On July 7, 2022, the Cyberspace Administration of China (“CAC”) released the Security Assessment Measures of Cross-border Data Transfer ( the “Measures”) which will be effective from September 1, 2022. Previously on October 29, 2021, CAC has published a draft version of such Measures for public comments (which we covered in this blog post: here). In this blog post, we will present the major differences between this final version of the Measures and the prior draft version.

1. Triggering Scenarios

Article 4 of the Measures, which describes the scenarios under which data cross-border transfer will trigger governmental security assessment, has been updated. The final version provides the following four scenarios (we have underlined herein the provisions where updates have been made):

  • transfer of important data;
  • any critical information infrastructure operator or data processor which processes the personal information (“PI”) of more than 1 million individuals;
  • any data processor which has transferred the PI of 100,000 individuals or sensitive PI of 10,000 individuals abroad since January 1st of the previous year;
  • other situations as stipulated by the CAC.

Regarding the definition of “important data”, the National Information Security Standardization Technical Committee published a draft version of “Information Security Technology – Guideline for Identification of Critical Data” on January 13, 2022, which specifies the general principles and factors for important data identification. We will discuss this later in a separate post.

Section (iii) listed above specifies the time frame for calculating the cumulative amount of PI transferred during a cross-border transfer. Accumulated since January 1 of the previous year means that the calculation period is limited to a maximum of 2 years.

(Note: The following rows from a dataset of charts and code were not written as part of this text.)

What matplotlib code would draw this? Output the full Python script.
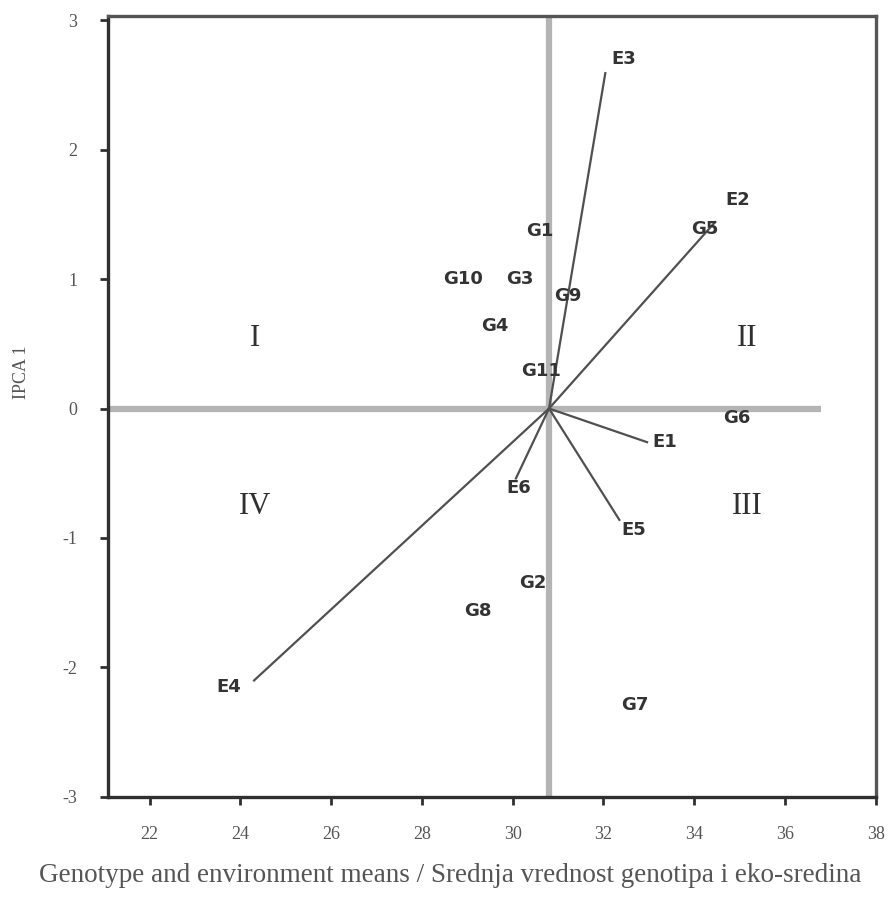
import matplotlib
matplotlib.use("Agg")
import matplotlib.pyplot as plt

# Grand mean (origin of environment vectors)
grand_mean_x = 30.8
grand_mean_y = 0.0

# Environments (vector end points)
env_names = ["E1", "E2", "E3", "E4", "E5", "E6"]
env_x = [32.96, 34.46, 32.04, 24.30, 32.35, 30.07]
env_y = [-0.26, 1.44, 2.59, -2.10, -0.86, -0.54]

# Genotypes
gen_names = ["G1", "G2", "G3", "G4", "G5", "G6", "G7", "G8", "G9", "G10", "G11"]
gen_x = [30.60, 30.44, 30.15, 29.61, 34.24, 34.94, 32.68, 29.24, 31.21, 28.91, 30.62]
gen_y = [1.37, -1.35, 1.00, 0.64, 1.39, -0.07, -2.29, -1.56, 0.87, 1.00, 0.29]

# Quadrant labels
quad_names = ["I", "II", "III", "IV"]
quad_x = [24.32, 35.16, 35.16, 24.32]
quad_y = [0.54, 0.54, -0.76, -0.76]

x_ticks = [22, 24, 26, 28, 30, 32, 34, 36, 38]
y_ticks = [-3, -2, -1, 0, 1, 2, 3]

xlabel = "Genotype and environment means / Srednja vrednost genotipa i eko-sredina"
ylabel = "IPCA 1"

# label offsets (points) for environment labels
env_offsets = {"E1": (13, 0), "E2": (16, 16), "E3": (13, 10), "E4": (-18, -5),
               "E5": (10, -7), "E6": (2, -7)}

fig = plt.figure(figsize=(8.9, 8.97), dpi=100)
ax = fig.add_axes([0.1213, 0.1115, 0.8627, 0.8705])
ax.set_xlim(21.08, 38.0)
ax.set_ylim(-3.0, 3.03)

grey = "#b4b4b4"
ax.axvline(grand_mean_x, color=grey, lw=4.5, zorder=1)
ax.plot([21.08, 36.8], [grand_mean_y, grand_mean_y], color=grey, lw=4.5, zorder=1,
        solid_capstyle="butt")

for name, ex, ey in zip(env_names, env_x, env_y):
    ax.plot([grand_mean_x, ex], [grand_mean_y, ey], color="#505050", lw=1.6, zorder=2)
    dx, dy = env_offsets[name]
    ax.annotate(name, (ex, ey), xytext=(dx, dy), textcoords="offset points",
                ha="center", va="center", fontsize=13, fontweight="bold",
                family="DejaVu Sans", color="#333333", zorder=3)

for name, gx, gy in zip(gen_names, gen_x, gen_y):
    ax.text(gx, gy, name, ha="center", va="center", fontsize=13, fontweight="bold",
            family="DejaVu Sans", color="#333333", zorder=3)

for name, qx, qy in zip(quad_names, quad_x, quad_y):
    ax.text(qx, qy, name, ha="center", va="center", fontsize=22,
            family="Liberation Serif", color="#303030", zorder=3)

ax.set_xticks(x_ticks)
ax.set_yticks(y_ticks)
ax.set_xticklabels([str(t) for t in x_ticks], family="Liberation Serif", fontsize=13,
                   color="#555555")
ax.set_yticklabels([str(t) for t in y_ticks], family="Liberation Serif", fontsize=13,
                   color="#555555")
ax.tick_params(axis="both", direction="out", length=6, width=2, color="#303030",
               top=False, right=False)
ax.tick_params(axis="x", pad=15)
ax.tick_params(axis="y", pad=16)

for side in ["left", "bottom", "top", "right"]:
    ax.spines[side].set_linewidth(2.4)
    ax.spines[side].set_color("#303030")
ax.spines["top"].set_color("#555555")
ax.spines["right"].set_color("#555555")

ax.set_xlabel(xlabel, family="Liberation Serif", fontsize=19.5, color="#555555",
              va="center")
ax.xaxis.set_label_coords((450 - 108) / 767, -(876 - 797) / 781)
ax.set_ylabel(ylabel, family="Liberation Serif", fontsize=13, color="#555555",
              va="center", ha="center")
ax.yaxis.set_label_coords((22 - 108) / 767, (797 - 372) / 781)

fig.savefig("out.png", dpi=100, facecolor="white")
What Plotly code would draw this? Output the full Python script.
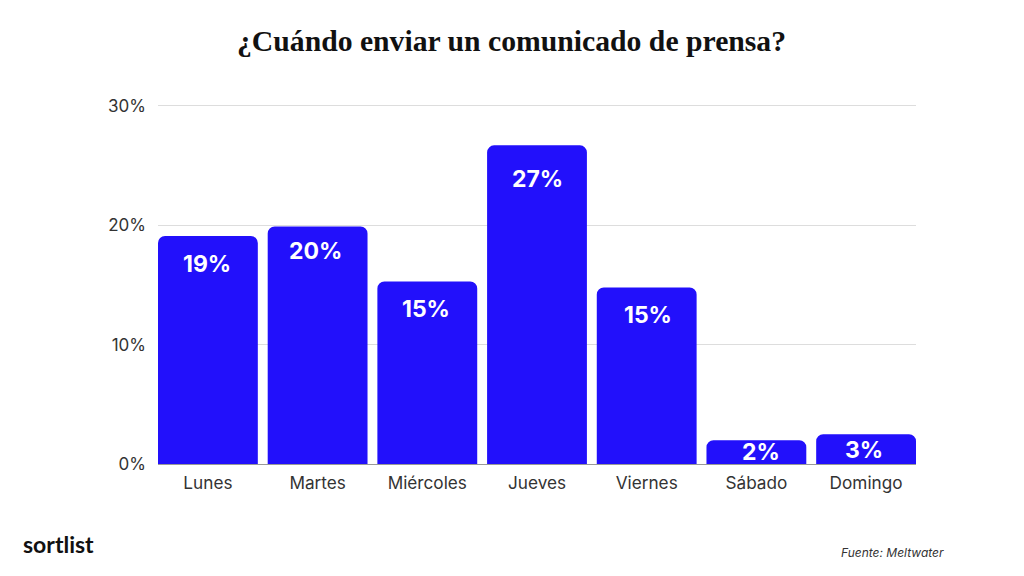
import plotly.graph_objects as go

days = ["Lunes", "Martes", "Miércoles", "Jueves", "Viernes", "Sábado", "Domingo"]
shares = [19.1, 19.9, 15.3, 26.7, 14.8, 2.0, 2.5]
labels = ["19%", "20%", "15%", "27%", "15%", "2%", "3%"]
tick_vals = [0, 10, 20, 30]
tick_text = ["0%", "10%", "20%", "30%"]
title = "¿Cuándo enviar un comunicado de prensa?"
source = "Fuente: Meltwater"
brand = "sortlist"

label_drop = [28, 24, 28, 34, 28, 12, 16]
label_nudge = [-1, -2, -1, 0, 1, 5, -2]

PX0, PW, PY0, PH = 158, 758, 464, 361


def px(x):
    return (x - PX0) / PW


def py(y):
    return (PY0 - y) / PH


fig = go.Figure(go.Bar(x=days, y=shares, marker=dict(color="#2210FB", cornerradius=7, line_width=0),
                       hoverinfo="skip"))
for d, s, l, o, n in zip(days, shares, labels, label_drop, label_nudge):
    fig.add_annotation(x=d, y=s, text=l, showarrow=False, yanchor="middle", yshift=-o, xshift=n,
                       font=dict(family="Inter", size=23, color="white", weight=700))

fig.add_annotation(xref="paper", yref="paper", x=px(511), xanchor="center", y=py(41), yanchor="middle",
                   text=title, showarrow=False,
                   font=dict(family="Liberation Serif", size=29.7, color="#111111", weight=700))
fig.add_annotation(xref="paper", yref="paper", x=px(946), xanchor="right", y=py(552), yanchor="middle",
                   text=source, showarrow=False,
                   font=dict(family="Inter", size=12, color="#333333", style="italic"))
fig.add_annotation(xref="paper", yref="paper", x=px(21), xanchor="left", y=py(544), yanchor="middle",
                   text=brand, showarrow=False,
                   font=dict(family="Lato", size=23, color="#111111", weight=700))

fig.update_layout(
    width=1024, height=576, autosize=False,
    margin=dict(l=150, r=116, t=95, b=120),
    paper_bgcolor="white", plot_bgcolor="white",
    bargap=0.09, showlegend=False,
    xaxis=dict(type="category", range=[-0.455, 6.455], showgrid=False, ticks="", showline=True,
               linecolor="#999999", linewidth=1, ticklabelstandoff=3,
               tickfont=dict(family="Inter", size=17.2, color="#333333")),
    yaxis=dict(range=[0, 30.25], tickvals=tick_vals, ticktext=tick_text, showgrid=True, gridcolor="#DDDDDD",
               gridwidth=1, zeroline=False, ticks="", ticklen=0, ticklabelstandoff=11,
               tickfont=dict(family="Inter", size=17, color="#333333")),
)
fig.write_html("out.html", config=dict(displayModeBar=False))
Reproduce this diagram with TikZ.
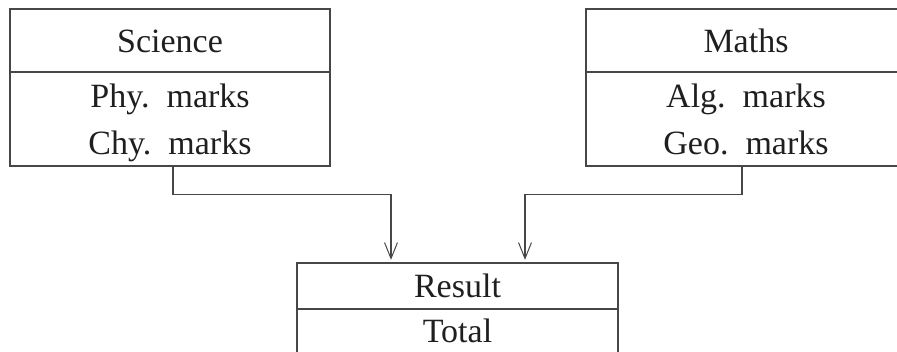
\documentclass[tikz,border=0pt]{standalone}
\usepackage{fontspec}
\setmainfont{Liberation Serif}
\usetikzlibrary{arrows.meta}
\begin{document}
\begin{tikzpicture}[x=1pt,y=1pt,
  boxline/.style={draw=black!72,line width=1.3pt},
  classbox/.style={boxline,inner sep=0pt,minimum width=320pt},
  txt/.style={inner sep=0pt,anchor=base,text=black!88,font=\fontsize{34}{40}\selectfont},
  conn/.style={draw=black!72,line width=1.2pt,shorten >=2.5pt,-{Straight Barb[length=16pt,width=13pt,line width=1pt]}}]
\useasboundingbox (0,0) rectangle (897,352);
\clip (0,0) rectangle (897,352);
% Science
\node[classbox,minimum height=157pt] (sci) at (170,264.5) {};
\draw[boxline] (10,280) -- (330,280);
\node[txt] (scit) at (170,299) {Science};
\node[txt] (phy) at (170,244) {Phy.\ \ marks};
\node[txt] (chy) at (170,197) {Chy.\ \ marks};
% Maths
\node[classbox,minimum height=157pt] (mat) at (746,264.5) {};
\draw[boxline] (586,280) -- (906,280);
\node[txt] (matt) at (746,299) {Maths};
\node[txt] (alg) at (746,244) {Alg.\ \ marks};
\node[txt] (geo) at (746,197) {Geo.\ \ marks};
% Result
\node[classbox,minimum width=321pt,minimum height=120pt] (res) at (457.5,29) {};
\draw[boxline] (297,43) -- (618,43);
\node[txt] (rest) at (457.5,54) {Result};
\node[txt] (tot) at (457.5,9) {Total};
% connectors
\draw[conn] ([xshift=3pt]sci.south) -- ++(0,-28) -| ([xshift=-66.5pt]res.north);
\draw[conn] ([xshift=-4pt]mat.south) -- ++(0,-28) -| ([xshift=67.5pt]res.north);
\end{tikzpicture}
\end{document}
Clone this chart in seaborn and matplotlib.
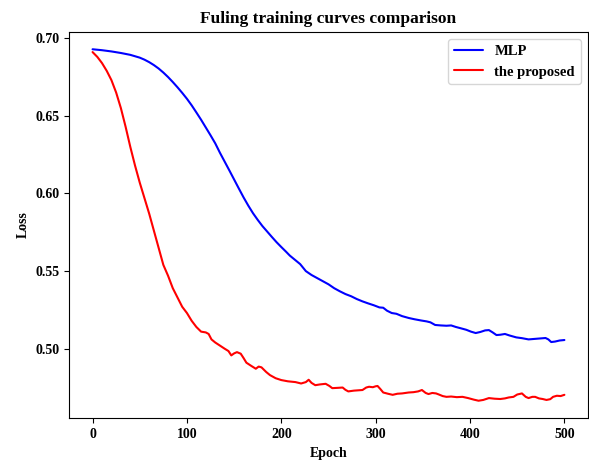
import matplotlib
matplotlib.use("Agg")
import matplotlib.pyplot as plt
import seaborn as sns
import pandas as pd

# ---- data ----
mlp_epochs = [0, 10, 20, 30, 40, 50, 55, 60, 65, 70, 75, 80, 85, 90, 95, 100, 105, 110, 115, 120, 125,
              130, 135, 140, 145, 150, 155, 160, 165, 170, 175, 180, 185, 190, 195, 200, 205,
              209, 215, 220, 226, 232, 238, 244, 250, 256, 262, 268, 274, 280, 286, 292, 298,
              304, 308, 312, 317, 322, 328, 335, 341, 348, 354, 358, 363, 369, 375, 380, 385, 390, 396,
              401, 406, 411, 416, 420, 424, 428, 432, 437, 442, 449, 455, 462, 468, 474, 480, 483, 486,
              490, 495, 500]
mlp_loss = [0.6929, 0.6923, 0.6915, 0.6905, 0.6893, 0.6875, 0.6862, 0.6846, 0.6827, 0.6805, 0.6779,
            0.6750, 0.6718, 0.6684, 0.6648, 0.6610, 0.6568, 0.6522, 0.6475, 0.6425, 0.6375, 0.6323,
            0.6262, 0.6205, 0.6148, 0.6090, 0.6032, 0.5975, 0.5922, 0.5873, 0.5830, 0.5790, 0.5755,
            0.5720, 0.5686, 0.5655, 0.5625,
            0.5600, 0.5570, 0.5545, 0.5500, 0.5475, 0.5455, 0.5435, 0.5415, 0.5390, 0.5370, 0.5352,
            0.5338, 0.5320, 0.5305, 0.5292, 0.5280, 0.5266, 0.5264, 0.5245, 0.5230, 0.5225, 0.5210,
            0.5198, 0.5190, 0.5182, 0.5176, 0.5170, 0.5153, 0.5150, 0.5148, 0.5150, 0.5140, 0.5132,
            0.5122, 0.5110, 0.5101, 0.5108, 0.5118, 0.5120, 0.5105, 0.5088, 0.5090, 0.5095, 0.5085,
            0.5073, 0.5068, 0.5060, 0.5063, 0.5066, 0.5069, 0.5060, 0.5043, 0.5046, 0.5053, 0.5056]

prop_epochs = [0, 5, 10, 15, 20, 25, 30, 35, 40, 45, 50, 55, 60, 65, 70, 75, 80, 85, 90, 95, 100, 105,
               110, 115, 120, 123, 126, 130, 135, 140, 144, 147, 150, 153, 157, 160, 163, 168, 173, 176,
               179, 184, 188, 194, 200, 207, 215, 221, 226, 229, 232, 236, 241, 247, 251, 254, 260, 265,
               268, 271, 277, 286, 290, 293, 297, 300, 302, 305, 308, 313, 318, 323, 328, 335, 340, 345,
               349, 353, 356, 360, 364, 367, 371, 375, 380, 386, 392, 398, 404, 409, 414, 420, 426, 432,
               437, 441, 446, 450, 455, 459, 462, 466, 469, 473, 477, 481, 485, 488, 492, 496, 500]
prop_loss = [0.6911, 0.6880, 0.6840, 0.6790, 0.6730, 0.6650, 0.6550, 0.6430, 0.6300, 0.6180, 0.6070,
             0.5970, 0.5870, 0.5760, 0.5650, 0.5540, 0.5470, 0.5390, 0.5330, 0.5270, 0.5230, 0.5180,
             0.5140, 0.5110, 0.5105, 0.5095, 0.5060, 0.5040, 0.5020, 0.5000, 0.4985, 0.4957, 0.4970,
             0.4978, 0.4968, 0.4940, 0.4910, 0.4890, 0.4871, 0.4885, 0.4880, 0.4850, 0.4830, 0.4810,
             0.4798, 0.4790, 0.4785, 0.4776, 0.4785, 0.4800, 0.4780, 0.4765, 0.4770, 0.4774, 0.4760,
             0.4746, 0.4748, 0.4750, 0.4735, 0.4725, 0.4730, 0.4734, 0.4750, 0.4755, 0.4752, 0.4758,
             0.4760, 0.4740, 0.4718, 0.4710, 0.4703, 0.4710, 0.4712, 0.4718, 0.4720, 0.4725, 0.4734,
             0.4715, 0.4708, 0.4715, 0.4712, 0.4705, 0.4695, 0.4690, 0.4692, 0.4688, 0.4690, 0.4682,
             0.4672, 0.4665, 0.4670, 0.4682, 0.4678, 0.4676, 0.4680, 0.4686, 0.4690, 0.4705, 0.4712,
             0.4690, 0.4682, 0.4690, 0.4690, 0.4680, 0.4676, 0.4670, 0.4675, 0.4690, 0.4697, 0.4695,
             0.4703]

series_names = ["MLP", "the proposed"]
series_colors = ["blue", "red"]

df = pd.concat([
    pd.DataFrame({"Epoch": mlp_epochs, "Loss": mlp_loss, "model": series_names[0]}),
    pd.DataFrame({"Epoch": prop_epochs, "Loss": prop_loss, "model": series_names[1]}),
], ignore_index=True)

sns.set_style("ticks")
plt.rcParams["font.family"] = ["Liberation Serif", "DejaVu Serif"]
plt.rcParams["font.weight"] = "bold"
plt.rcParams["axes.labelweight"] = "bold"
plt.rcParams["axes.titleweight"] = "bold"
for k in ["axes.edgecolor", "xtick.color", "ytick.color", "text.color", "axes.labelcolor"]:
    plt.rcParams[k] = "black"

fig = plt.figure(figsize=(5.89, 4.62), dpi=100)
ax = fig.add_axes([0.1171, 0.0946, 0.8812, 0.8368])

sns.lineplot(data=df, x="Epoch", y="Loss", hue="model", palette=dict(zip(series_names, series_colors)),
             estimator=None, sort=False, linewidth=1.5, ax=ax)

ax.set_xticks([0, 100, 200, 300, 400, 500])
ax.set_yticks([0.50, 0.55, 0.60, 0.65, 0.70])
ax.set_yticklabels(["0.50", "0.55", "0.60", "0.65", "0.70"])
ax.tick_params(labelsize=10, width=0.8, length=3.5)
for lab in ax.get_xticklabels() + ax.get_yticklabels():
    lab.set_fontweight("bold")
for s in ax.spines.values():
    s.set_linewidth(0.8)
    s.set_color("black")

ax.set_xlabel("Epoch", fontsize=10, fontweight="bold")
ax.set_ylabel("Loss", fontsize=10, fontweight="bold")
ax.set_title("Fuling training curves comparison", fontsize=12.5, fontweight="bold")

leg = ax.legend(loc="upper right", prop={"weight": "bold", "size": 10.5, "family": ["Liberation Serif"]},
                frameon=True, fancybox=True)
leg.set_title(None)

fig.savefig("out.png", dpi=100)
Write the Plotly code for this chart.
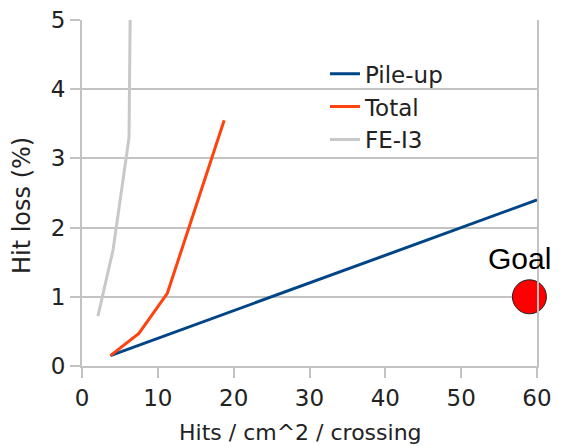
import plotly.graph_objects as go

pile_x = [3.75, 60]
pile_y = [0.15, 2.4]
total_x = [3.75, 7.5, 11.25, 15, 18.75]
total_y = [0.15, 0.47, 1.05, 2.3, 3.55]
fe_x = [2.1, 4.1, 6.2, 6.4]
fe_y = [0.72, 1.68, 3.3, 5.6]
goal_x = [59]
goal_y = [1.0]
goal_label = "Goal"
x_ticks = [0, 10, 20, 30, 40, 50, 60]
y_ticks = [0, 1, 2, 3, 4, 5]

grid = "#c3c3c3"
fnt = "DejaVu Sans, Liberation Sans, sans-serif"
fnt_goal = "Liberation Sans, Arial, sans-serif"
fig = go.Figure()
fig.add_trace(go.Scatter(x=pile_x, y=pile_y, mode="lines", name="Pile-up",
                         line=dict(color="#004586", width=3)))
fig.add_trace(go.Scatter(x=total_x, y=total_y, mode="lines", name="Total",
                         line=dict(color="#ff420e", width=3)))
fig.add_trace(go.Scatter(x=fe_x, y=fe_y, mode="lines", name="FE-I3",
                         line=dict(color="#c8c8c8", width=3)))
fig.add_trace(go.Scatter(x=goal_x, y=goal_y, mode="markers", name=goal_label,
                         marker=dict(color="#ff0000", size=34, line=dict(color="#222222", width=1)),
                         showlegend=False, cliponaxis=False))
fig.add_annotation(x=goal_x[0], y=goal_y[0], text=goal_label, showarrow=False,
                   xanchor="center", yanchor="bottom", xshift=-10, yshift=20,
                   font=dict(size=30, color="#000000", family=fnt_goal))
fig.add_annotation(x=0.48, y=-0.191, xref="paper", yref="paper", showarrow=False,
                   text="Hits / cm^2 / crossing", xanchor="center", yanchor="middle",
                   font=dict(size=22, color="#222222", family=fnt))
fig.add_annotation(x=-0.132, y=0.465, xref="paper", yref="paper", showarrow=False,
                   text="Hit loss (%)", textangle=-90, xanchor="center", yanchor="middle",
                   font=dict(size=24, color="#222222", family=fnt))

fig.update_layout(
    width=557, height=438,
    margin=dict(l=74, r=28, t=12, b=80, autoexpand=False),
    paper_bgcolor="white", plot_bgcolor="white",
    font=dict(family=fnt, size=23, color="#222222"),
    legend=dict(x=0.534, y=0.907, xanchor="left", yanchor="top",
                bgcolor="rgba(0,0,0,0)", font=dict(size=23), itemwidth=30),
    showlegend=True,
)
fig.update_xaxes(range=[0, 60], tickmode="array", tickvals=x_ticks, showgrid=False, zeroline=False,
                 showline=True, linecolor=grid, linewidth=2, automargin=False,
                 ticks="outside", ticklen=10, tickcolor=grid, tickwidth=2,
                 ticklabeloverflow="allow", tickfont=dict(size=23))
fig.update_yaxes(range=[0, 5.0001], tickmode="array", tickvals=y_ticks, showgrid=True, gridcolor=grid, gridwidth=2,
                 zeroline=False, showline=True, mirror=True, linecolor=grid, linewidth=2, automargin=False,
                 ticks="outside", ticklen=10, tickcolor=grid, tickwidth=2,
                 ticklabeloverflow="allow", tickfont=dict(size=23))

fig.write_html("out.html")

This adjustment will certainly mitigate compliance costs for companies with smaller amount of PI needing to be transferred.

In addition, it is worth mentioning that for the other PI processors who do not fall within the definition of the data processors as specified in Article 4 (i.e. those that handle less than 1 million PI, or those that have cumulatively transferred PI of less than 100,000 individuals since January 1 of the previous year)(“General PI Processors”), their cross-border transfer of PI may still be required to be filed with the CAC. To be compliant with Article 38 of the Personal Information Protection Law, if a General PI Processor choose to transfer PI abroad by entering into a standard contract, according to the draft of “Provisions on Standard Contract for Cross-Border Transfer of Personal Information” published for public comment by the CAC on June 30, 2022, the General PI Processor would need to file the standard contract and self-assessment report with the provincial branch of CAC within 10 business days after the effective date of such standard contract.

2. Self-Assessment and Governmental Assessment

According to Article 5 of the Measures, the following matters shall be included in the self-assessment report:

  • the legality, reasonability, necessity of the purpose, scope, and manner of data cross-border transfer;
  • the scale, scope, type, and sensitivity of the data to be transferred and the risks that the cross-border transfer of data may pose to the national security, public interests, rights and interests of any individuals or organizations;
  • the obligations of foreign recipients, and whether the management, technical level and capabilities of foreign recipients can guarantee the security of the data to be transferred;
  • the risk of data being tampered, destructed, leaked, lost, transferred, illegal accessed or illegal used during and after the cross-border transfer, and whether there are mechanisms for individuals to exercise their rights etc.;
  • whether the security protection responsibility and obligations are fully and comprehensively agreed to in the legal documents between the transferors and recipients;
  • other matters that may affect the security of data cross-border transfer.

The specific matters to be considered during the governmental assessment process (provided in the Article 8 of the Measures) are substantially similar to those of the self-assessment process as described above, although the government would additionally review the legal environment of the recipients’ countries and the historical compliance records of the data processors.

3. Procedures and Timeline

The final version provides a more detailed description of the procedures and timeline of the governmental assessment process. First, a data processor should submit application to the local provincial branch of the CAC, and the provincial branch of the CAC shall confirm the submitted documents within 5 business days and then send them to the CAC. Then, the CAC should determine whether to accept such application and notify the data processor its decision in writing within 7 business days from the date of receipt of such documents from its local branch. Next, the CAC shall complete the governmental assessment within 45 business days from the date of issuance of the aforesaid written notice of acceptance. The timeline can be reasonably extended if the CAC considers the case is complicated or additional documents are needed. Once a governmental assessment is completed and approval is granted, such approval is valid for two years.

The Measures will be effective from September 1, 2022, and it provides 6-month transition period starting from September 1, 2022 for the data processors who have been transferring their data overseas before the effective date of the Measures to be compliant with the Measures. The applicable multinational companies should carefully consider the companies’ business modes, the cost of security assessment, the cost of relocating database, and prepare practical plans during this transition period.